Fullerton locals headed home from school or work took a detour and lined up to cast their vote in person and in the drive-thru at the Fullerton Public Library on Election Day.
Voters and poll workers wore face masks and enforced social distancing as they only allowed a few voters to the voting machines at a time — all spread apart.
Over one million vote-by-mail ballots were cast ahead of Tuesday in Orange County, according to the Orange County Registrar of Voters. As a result, local in-person voters only waited up to 20 minutes.
Most of the waiting times at the voting centers in Fullerton were less than 10 minutes, however, the library and the Gilbert Community Center averaged the longest wait times, each at over 20 minutes.
With 15 voting centers and seven ballot drop-box locations within three miles of Cal State Fullerton, locals expressed that the public library location was convenient for them as many lived close by.
“I’m only 30, so I’ve only had a few elections, and all of those, pre-COVID, it would take a long time and it would just be like an endless amount of people, so it would be like probably like a good hour you’d be there, but this was like two seconds,” said RC Apodaca, Fullerton resident and student at Fullerton College.

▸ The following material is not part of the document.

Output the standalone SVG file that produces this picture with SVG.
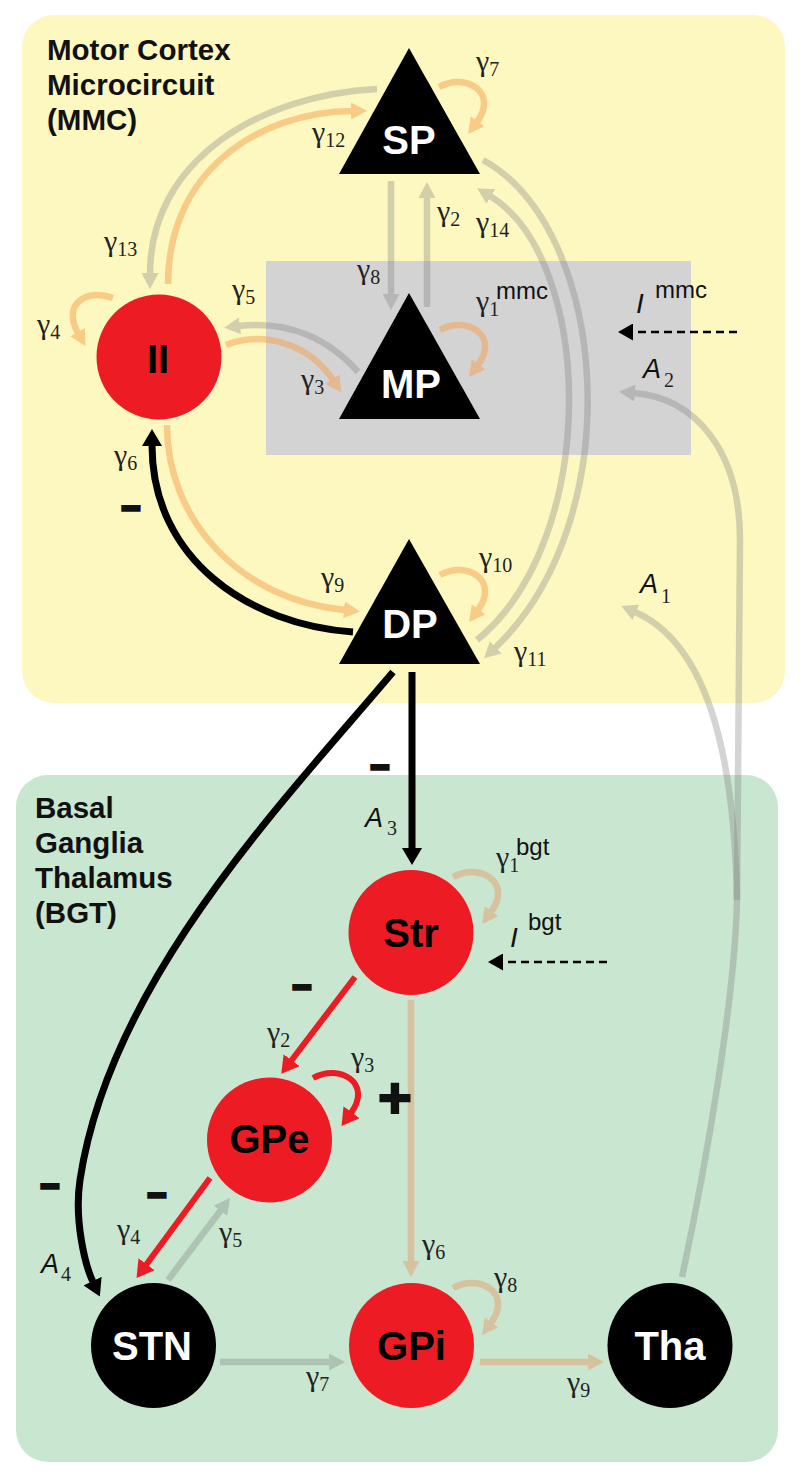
<svg xmlns="http://www.w3.org/2000/svg" width="800" height="1479" viewBox="0 0 800 1479">
<style>
.nodeW{font-family:"Liberation Sans",Arial,sans-serif;font-weight:bold;font-size:40px;fill:#fff;text-anchor:middle}
.nodeB{font-family:"Liberation Sans",Arial,sans-serif;font-weight:bold;font-size:40px;fill:#000;text-anchor:middle}
.title{font-family:"Liberation Sans",Arial,sans-serif;font-weight:bold;font-size:29.5px;fill:#111}
.g{font-family:"Liberation Serif","DejaVu Serif",serif;font-size:30px;fill:#222}
.sub{font-size:20px}
.sup{font-family:"Liberation Sans",Arial,sans-serif;font-size:24px;fill:#111}
.ital{font-family:"Liberation Sans",Arial,sans-serif;font-style:italic;font-size:28px;fill:#111}
.A{font-family:"Liberation Sans",Arial,sans-serif;font-style:italic;font-size:27px;fill:#111}
.An{font-family:"Liberation Serif","DejaVu Serif",serif;font-size:20px;fill:#222}
.sign{font-family:"Liberation Sans",Arial,sans-serif;font-weight:bold;font-size:32px;fill:#111;stroke:#111;stroke-width:3.5;text-anchor:middle}
.plus{font-family:"Liberation Sans",Arial,sans-serif;font-weight:bold;font-size:58px;fill:#111;stroke:#111;stroke-width:2;text-anchor:middle}
.gr{fill:none;stroke:#7e7e7e;stroke-width:6.5}
.or{fill:none;stroke:#f5a050;stroke-width:6.5}
.bk{fill:none;stroke:#000;stroke-width:7}
.rd{fill:none;stroke:#ed1c24;stroke-width:6}
.tn{fill:none;stroke:#d6c29e;stroke-width:6.5}
.ds{fill:none;stroke:#000;stroke-width:2.5;stroke-dasharray:8 5}
</style>
<defs>
<marker id="mGr" viewBox="0 0 16 17" refX="1" refY="8.5" markerWidth="16" markerHeight="17" markerUnits="userSpaceOnUse" orient="auto"><path d="M0,0L16,8.5L0,17z" fill="#7e7e7e"/></marker>
<marker id="mOr" viewBox="0 0 16 17" refX="1" refY="8.5" markerWidth="16" markerHeight="17" markerUnits="userSpaceOnUse" orient="auto"><path d="M0,0L16,8.5L0,17z" fill="#f5a050"/></marker>
<marker id="mTn" viewBox="0 0 16 17" refX="1" refY="8.5" markerWidth="16" markerHeight="17" markerUnits="userSpaceOnUse" orient="auto"><path d="M0,0L16,8.5L0,17z" fill="#d6c29e"/></marker>
<marker id="mBk" viewBox="0 0 17 20" refX="1" refY="10" markerWidth="17" markerHeight="20" markerUnits="userSpaceOnUse" orient="auto"><path d="M0,0L17,10L0,20z" fill="#000"/></marker>
<marker id="mRd" viewBox="0 0 17 20" refX="1" refY="10" markerWidth="17" markerHeight="20" markerUnits="userSpaceOnUse" orient="auto"><path d="M0,0L17,10L0,20z" fill="#ed1c24"/></marker>
<marker id="mDs" viewBox="0 0 15 17" refX="1" refY="8.5" markerWidth="15" markerHeight="17" markerUnits="userSpaceOnUse" orient="auto"><path d="M0,0L15,8.5L0,17z" fill="#000"/></marker>
</defs>
<rect width="800" height="1479" fill="#fff"/>
<g id="mmc-region">
<rect x="22" y="15" width="763" height="688" rx="32" fill="#fdf8c0"/>
<rect x="266" y="261" width="425" height="194" fill="#d3d3d3"/>
<text class="title" x="47" y="60">Motor Cortex</text>
<text class="title" x="47" y="95">Microcircuit</text>
<text class="title" x="47" y="130">(MMC)</text>
</g>
<g id="bgt-region">
<rect x="16" y="775" width="762" height="687" rx="32" fill="#c8e6d0"/>
<text class="title" x="35" y="818">Basal</text>
<text class="title" x="35" y="853">Ganglia</text>
<text class="title" x="35" y="888">Thalamus</text>
<text class="title" x="35" y="923">(BGT)</text>
</g>
<g id="connectors">
<g opacity="0.33"><path class="gr" marker-end="url(#mGr)" d="M377,89 C260,95 150,160 150,274"/></g>
<g opacity="0.5"><path class="or" marker-end="url(#mOr)" d="M168,284 C168,170 260,112 352,111"/></g>
<g opacity="0.5"><path class="or" marker-end="url(#mOr)" d="M439,87 C465,72 499,92 477,122"/></g>
<g opacity="0.33"><path class="gr" marker-end="url(#mGr)" d="M391,181 L391,295"/></g>
<g opacity="0.33"><path class="gr" marker-end="url(#mGr)" d="M427,307 L427,197"/></g>
<g opacity="0.33"><path class="gr" marker-end="url(#mGr)" d="M477,640 C600,540 595,260 490,196"/></g>
<g opacity="0.33"><path class="gr" marker-end="url(#mGr)" d="M483,160 C610,230 630,520 495,648"/></g>
<g opacity="0.5"><path class="or" marker-end="url(#mOr)" d="M440,330 C466,315 500,335 478,365"/></g>
<g opacity="0.33"><path class="gr" marker-end="url(#mGr)" d="M358,372 C330,340 290,320 239,326"/></g>
<g opacity="0.5"><path class="or" marker-end="url(#mOr)" d="M226,345 C265,330 310,345 333,380"/></g>
<g opacity="0.5"><path class="or" marker-end="url(#mOr)" d="M113,298 C85,288 62,305 78,333"/></g>
<path class="bk" marker-end="url(#mBk)" d="M353,632 C250,625 152,560 152,445"/>
<g opacity="0.5"><path class="or" marker-end="url(#mOr)" d="M167,425 C167,520 240,600 345,610"/></g>
<g opacity="0.5"><path class="or" marker-end="url(#mOr)" d="M440,575 C466,560 500,580 478,610"/></g>
<path class="ds" marker-end="url(#mDs)" d="M737,332 L632,332"/>
<g opacity="0.33"><path class="gr" marker-end="url(#mGr)" d="M682,1277 C705,1170 735,1000 737,900 L740,540 C740,450 695,398 634,393"/></g>
<g opacity="0.33"><path class="gr" marker-end="url(#mGr)" d="M737,900 C735,800 722,650 635,612"/></g>
<path class="bk" marker-end="url(#mBk)" d="M412,672 L412,849"/>
<path class="bk" marker-end="url(#mBk)" d="M393,672 C285,800 110,980 80,1180 C74,1220 85,1265 93,1282"/>
<path class="tn" marker-end="url(#mTn)" d="M453,877 C479,862 513,882 491,912"/>
<path class="ds" marker-end="url(#mDs)" d="M607,962 L502,962"/>
<path class="rd" marker-end="url(#mRd)" d="M355,977 L291,1061"/>
<path class="rd" marker-end="url(#mRd)" d="M313,1078 C339,1063 373,1083 351,1113"/>
<path class="tn" marker-end="url(#mTn)" d="M411,1000 L411,1262"/>
<path class="rd" marker-end="url(#mRd)" d="M210,1178 L146,1265"/>
<g opacity="0.33"><path class="gr" marker-end="url(#mGr)" d="M168,1280 L221,1210"/></g>
<g opacity="0.33"><path class="gr" marker-end="url(#mGr)" d="M220,1362 L330,1362"/></g>
<path class="tn" marker-end="url(#mTn)" d="M453,1288 C479,1273 513,1293 491,1323"/>
<path class="tn" marker-end="url(#mTn)" d="M480,1362 L589,1362"/>
</g>
<g id="SP"><path d="M409,48 L339,174 L480,174 Z" fill="#000"/><text class="nodeW" x="409" y="154">SP</text></g>
<g id="MP"><path d="M409,293 L339,419 L480,419 Z" fill="#000"/><text class="nodeW" x="411" y="398">MP</text></g>
<g id="DP"><path d="M409,539 L339,664 L480,664 Z" fill="#000"/><text class="nodeW" x="410" y="638">DP</text></g>
<g id="II"><circle cx="159" cy="357" r="62.5" fill="#ed1c24"/><text class="nodeB" x="158" y="373">II</text></g>
<g id="Str"><circle cx="411" cy="932.5" r="62.5" fill="#ed1c24"/><text class="nodeB" x="411" y="947">Str</text></g>
<g id="GPe"><circle cx="269.5" cy="1140" r="62.5" fill="#ed1c24"/><text class="nodeB" x="269.5" y="1153">GPe</text></g>
<g id="STN"><circle cx="153.5" cy="1345.5" r="62.5" fill="#000"/><text class="nodeW" x="152" y="1360">STN</text></g>
<g id="GPi"><circle cx="411.5" cy="1345.5" r="62.5" fill="#ed1c24"/><text class="nodeB" x="411.5" y="1360">GPi</text></g>
<g id="Tha"><circle cx="670" cy="1345.5" r="62.5" fill="#000"/><text class="nodeW" x="670" y="1360">Tha</text></g>
<g id="labels">
<text class="g" x="476" y="71">γ<tspan class="sub" dy="5">7</tspan></text>
<text class="g" x="312" y="142">γ<tspan class="sub" dy="5">12</tspan></text>
<text class="g" x="104" y="251">γ<tspan class="sub" dy="5">13</tspan></text>
<text class="g" x="437" y="221">γ<tspan class="sub" dy="5">2</tspan></text>
<text class="g" x="476" y="232">γ<tspan class="sub" dy="5">14</tspan></text>
<text class="g" x="357" y="279">γ<tspan class="sub" dy="5">8</tspan></text>
<text class="g" x="476" y="311">γ<tspan class="sub" dy="5">1</tspan></text>
<text class="sup" x="496" y="299">mmc</text>
<text class="ital" x="636" y="313">I</text>
<text class="sup" x="655" y="298">mmc</text>
<text class="g" x="232" y="299">γ<tspan class="sub" dy="5">5</tspan></text>
<text class="g" x="37" y="334">γ<tspan class="sub" dy="5">4</tspan></text>
<text class="g" x="301" y="389">γ<tspan class="sub" dy="5">3</tspan></text>
<text class="A" x="643" y="378">A</text><text class="An" x="664" y="387">2</text>
<text class="g" x="114" y="465">γ<tspan class="sub" dy="5">6</tspan></text>
<text class="sign" x="131" y="517">–</text>
<text class="g" x="321" y="587">γ<tspan class="sub" dy="5">9</tspan></text>
<text class="g" x="479" y="567">γ<tspan class="sub" dy="5">10</tspan></text>
<text class="g" x="514" y="661">γ<tspan class="sub" dy="5">11</tspan></text>
<text class="A" x="640" y="593">A</text><text class="An" x="661" y="603">1</text>
<text class="sign" x="380" y="776">–</text>
<text class="A" x="365" y="827">A</text><text class="An" x="387" y="835">3</text>
<text class="g" x="496" y="867">γ<tspan class="sub" dy="5">1</tspan></text>
<text class="sup" x="516" y="855">bgt</text>
<text class="ital" x="510" y="947">I</text>
<text class="sup" x="528" y="930">bgt</text>
<text class="sign" x="302" y="996">–</text>
<text class="g" x="267" y="1042">γ<tspan class="sub" dy="5">2</tspan></text>
<text class="g" x="351" y="1067">γ<tspan class="sub" dy="5">3</tspan></text>
<text class="plus" x="395" y="1118">+</text>
<text class="sign" x="50" y="1195">–</text>
<text class="sign" x="157" y="1204">–</text>
<text class="g" x="117" y="1239">γ<tspan class="sub" dy="5">4</tspan></text>
<text class="g" x="219" y="1242">γ<tspan class="sub" dy="5">5</tspan></text>
<text class="A" x="41" y="1273">A</text><text class="An" x="61" y="1281">4</text>
<text class="g" x="422" y="1254">γ<tspan class="sub" dy="5">6</tspan></text>
<text class="g" x="494" y="1287">γ<tspan class="sub" dy="5">8</tspan></text>
<text class="g" x="306" y="1386">γ<tspan class="sub" dy="5">7</tspan></text>
<text class="g" x="567" y="1392">γ<tspan class="sub" dy="5">9</tspan></text>
</g>
</svg>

Frank Miranda, who lives only a block away from the public library polling center, said he was proud that he was able to vote at a location so close to him. He added that because it was so close and believed there were more places to vote this election, there was no excuse not to.
“I’m very lucky that (the voting center) is down here. I’m glad that I got to walk here and to be a part of it and drop my vote off,” Miranda said.
Although the current political climate is contentious, Miranda added that voting is a unifying action for everyone.
Javier Franco of Anaheim, dressed in his work uniform, was on his way home from work in Santa Fe Springs and dropped off his ballot at the library, noting that it was one of the more convenient places to go to.
He said that voting is important, as the citizens can show the politicians who were elected how they feel about policies.
“I feel like a lot of politicians, at the end of the day, are not offering anybody and they think that just because you’re either a Democrat or Republican, you’re automatically given that vote because of that,” Franco said.
Registered voters totaled over 76,000 residents in Fullerton, with over 40% registered as Democrats and over 31% as Republicans, according to data from the Orange County Registrar of Voters.
Franco said that even though voters may be registered under a certain party, that doesn’t mean they should ignore what the opposing party may offer its constituents.
“Let’s all put in our part. Let’s at least say that we tried, we did all we could, it’s better to do that than to say, ‘Well, I didn’t vote, so it doesn’t matter anyways,’” Miranda said.